Not everything lands, of course. The much-whispered Smokestack Twins, supposedly legends, the kind of men whose arrival in town sends a ripple of fear clear across three counties remain maddeningly underexplored. We’re told these brothers are infamous, feared, mythic even, but the film treats that reputation as a summary rather than an experience. What deeds trail behind them? What makes their legend more than a bit of outlaw hearsay? The characters around them evoke awe and anxiety, but the twins themselves are shaded in, not dyed to the bone.

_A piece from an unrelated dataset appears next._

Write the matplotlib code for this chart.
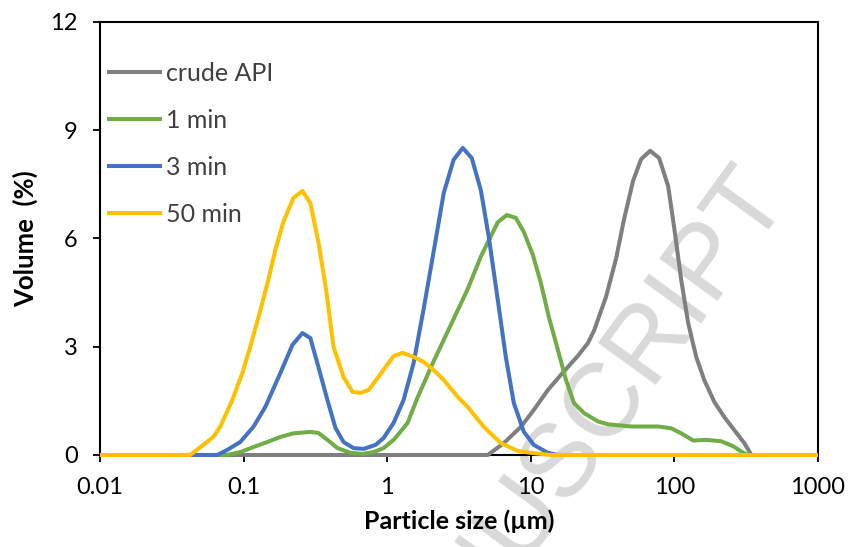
import numpy as np
import matplotlib
matplotlib.use('Agg')
import matplotlib.pyplot as plt

plt.rcParams['font.family'] = ['Lato', 'DejaVu Sans']

# particle size distributions (size in um, volume in %)
crude_size = [0.01, 5.02, 6.49, 8.53, 10.5, 13.15, 16.2, 21.3, 25.0, 27.6, 33.4, 39.3, 44.7,
              51.6, 58.7, 67.8, 78.3, 90.5, 99.7, 111.6, 124.7, 141.9, 161.4, 189.7, 222.8,
              261.3, 307, 343.6, 1000]
crude_vol = [0, 0, 0.33, 0.78, 1.25, 1.8, 2.22, 2.75, 3.1, 3.45, 4.38, 5.45, 6.55,
             7.6, 8.2, 8.43, 8.23, 7.45, 6.3, 4.85, 3.66, 2.72, 2.08, 1.47, 1.05,
             0.69, 0.33, 0, 0]

min1_size = [0.01, 0.0769, 0.0948, 0.117, 0.1463, 0.1803, 0.2222, 0.2917, 0.332, 0.3837,
             0.4508, 0.556, 0.673, 0.803, 0.944, 1.109, 1.24, 1.387, 1.63, 2.109, 2.77,
             3.64, 4.49, 5.89, 6.81, 7.87, 8.95, 10.35, 11.75, 13.37, 15.45, 17.58, 20.0,
             23.5, 29.4, 34.5, 50.0, 77.1, 95.0, 111.6, 135.3, 166.7, 212.3, 257.2, 302,
             327, 1000]
min1_vol = [0, 0, 0.08, 0.22, 0.36, 0.5, 0.6, 0.64, 0.61, 0.42,
            0.19, 0.06, 0.03, 0.08, 0.19, 0.42, 0.65, 0.89, 1.6, 2.6, 3.6,
            4.6, 5.5, 6.45, 6.65, 6.57, 6.18, 5.54, 4.77, 3.82, 2.91, 2.08, 1.44,
            1.16, 0.93, 0.85, 0.79, 0.79, 0.74, 0.6, 0.4, 0.42, 0.38, 0.24, 0.06,
            0, 0]

min3_size = [0.01, 0.0655, 0.0769, 0.0948, 0.117, 0.1416, 0.1803, 0.2188, 0.257, 0.2917,
             0.332, 0.3837, 0.4365, 0.4966, 0.5834, 0.684, 0.830, 0.944, 1.109, 1.30,
             1.528, 1.795, 2.109, 2.477, 2.90, 3.36, 3.88, 4.49, 5.10, 5.89, 6.70, 7.62,
             8.95, 10.5, 13.15, 15.45, 1000]
min3_vol = [0, 0, 0.14, 0.36, 0.78, 1.33, 2.27, 3.05, 3.38, 3.24,
            2.44, 1.52, 0.75, 0.36, 0.19, 0.17, 0.28, 0.47, 0.89, 1.52,
            2.55, 4.05, 5.65, 7.26, 8.18, 8.51, 8.23, 7.34, 6.04, 4.3, 2.72, 1.44,
            0.64, 0.28, 0.06, 0, 0]

min50_size = [0.01, 0.0425, 0.0524, 0.0615, 0.0687, 0.0834, 0.098, 0.1114, 0.131, 0.1486,
              0.1663, 0.1892, 0.2223, 0.257, 0.2917, 0.332, 0.3776, 0.4227, 0.4966, 0.574,
              0.652, 0.741, 0.857, 0.975, 1.109, 1.28, 1.528, 1.795, 2.109, 2.477, 3.10,
              3.64, 4.71, 6.18, 8.13, 10.5, 13.8, 1000]
min50_vol = [0, 0, 0.28, 0.5, 0.78, 1.52, 2.27, 3.0, 4.02, 4.85,
             5.68, 6.46, 7.12, 7.32, 6.98, 5.9, 4.52, 3.0, 2.16, 1.75,
             1.72, 1.8, 2.13, 2.44, 2.74, 2.83, 2.72, 2.58, 2.35, 2.08, 1.61,
             1.33, 0.78, 0.33, 0.11, 0.05, 0, 0]

series = [
    ('crude API', crude_size, crude_vol, '#7f7f7f'),
    ('1 min', min1_size, min1_vol, '#70ad47'),
    ('3 min', min3_size, min3_vol, '#4472c4'),
    ('50 min', min50_size, min50_vol, '#ffc000'),
]

fig = plt.figure(figsize=(8.48, 5.47), dpi=100)
ax = fig.add_axes([0.1179, 0.1682, 0.8467, 0.7916])

for label, xs, ys, col in series:
    ax.plot(xs, ys, color=col, lw=2.9, label=label, clip_on=False, zorder=3,
            solid_joinstyle='round', solid_capstyle='butt')

ax.set_xscale('log')
ax.set_xlim(0.01, 1000)
ax.set_ylim(0, 12)
ax.set_yticks([0, 3, 6, 9, 12])
ax.set_xticks([0.01, 0.1, 1, 10, 100, 1000])
ax.set_xticklabels(['0.01', '0.1', '1', '10', '100', '1000'])
ax.minorticks_off()
ax.tick_params(direction='out', length=5, width=1.3, labelsize=17, pad=11, colors='black')
for sp in ax.spines.values():
    sp.set_linewidth(1.5)

ax.set_xlabel('Particle size (µm)', fontsize=18, fontweight='bold', labelpad=8)
ax.set_ylabel('Volume  (%)', fontsize=18.5, fontweight='bold', labelpad=9)

leg = ax.legend(loc='upper left', bbox_to_anchor=(0.0, 0.926), frameon=False, fontsize=18,
                handlelength=2.2, handletextpad=0.15, labelspacing=0.96,
                borderaxespad=0.3, borderpad=0)
for t in leg.get_texts():
    t.set_color('#404040')

# faint watermark behind the curves
ax.text(0.930, 0.647, 'MANUSCRIPT', transform=fig.transFigure, rotation=54,
        rotation_mode='anchor', ha='right', va='baseline', fontsize=75,
        family='Liberation Sans', color='#d9d9d9', zorder=0.5, clip_on=False)

fig.savefig('out.png', dpi=100)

The movie keeps the juicy stories, the whispered threats and remembered glories just out of reach, as if Coogler were keeping their real exploits on ice for another picture. As it stands, the legends arrive with all their teeth bared but precious little bite.
But let’s not mistake the minor cracks for the rot. “Sinners” is less interested in gore than in hunger, hunger as hunger oppressed, as hunger exploited, as hunger that sings. And in Sammie, the film finds its pulsing heart, a limping boy with guitar and ghosts for company. Miles Caton, whose performance makes your hair stand on end (a star is born and doesn’t overreach), sings as if he’s riffing with every dead cousin and lost song from the Delta’s haunted history. Sammie and Pearline’s duet is the kind of moment you don’t expect in a vampire flick, trembling with the desire to be something eternal, immortal not because fangs erupt but because the music never ends.

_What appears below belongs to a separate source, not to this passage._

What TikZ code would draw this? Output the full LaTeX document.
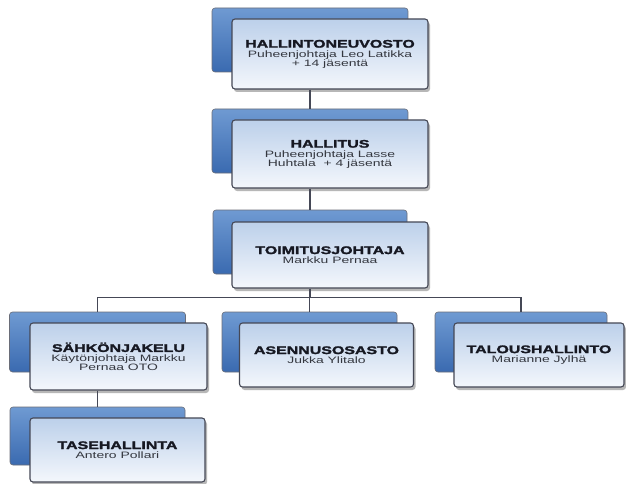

The picture’s one real miracle is its refusal of comfort. Here is horror as Jim Crow fable, where the only freedom is in cunning or annihilation; where vampires and Klansmen are never sure which is worse, or more American. There’s a meanness under the magic, a reminder that even bloody transcendence is a luxury. Smoke dies, the legacy is scattered, and the real monster is still at the door. The film’s willingness to let the violence build, to let the light burn the monsters and then burn away the comfort, is a kind of boldness, yes, horror can be fresh, original, and still unafraid to feel.
As for the ending, “Sinners” refuses to shuffle off with the usual horror-movie curtain drop. There’s a sly, post-credits flourish, delicate as a ghost note, that lingers long after the lights come up. Instead of one last jolt for jolting’s sake, it leaves you with a bittersweet ache for all that’s been lost and hungered for. In that final, quiet shimmer, the movie manages what so many can’t: it sneaks past fear and lands somewhere stranger, where blues and horror, longing and survival, all twine together and keep humming in your bones.
If “Sinners” stumbles, it stumbles drunk on its own promise. But when it dances, when it really howls, it makes most horror movies look like cheap knock-offs, their teeth filed down for safety. Ryan Coogler and his cast let the old stories in, let them rage and weep and wail beneath the moon’s bruised light. If you want a movie that could only be described as a midnight sermon, blood, blues, and all, with every taboo invited through the door, this is the one.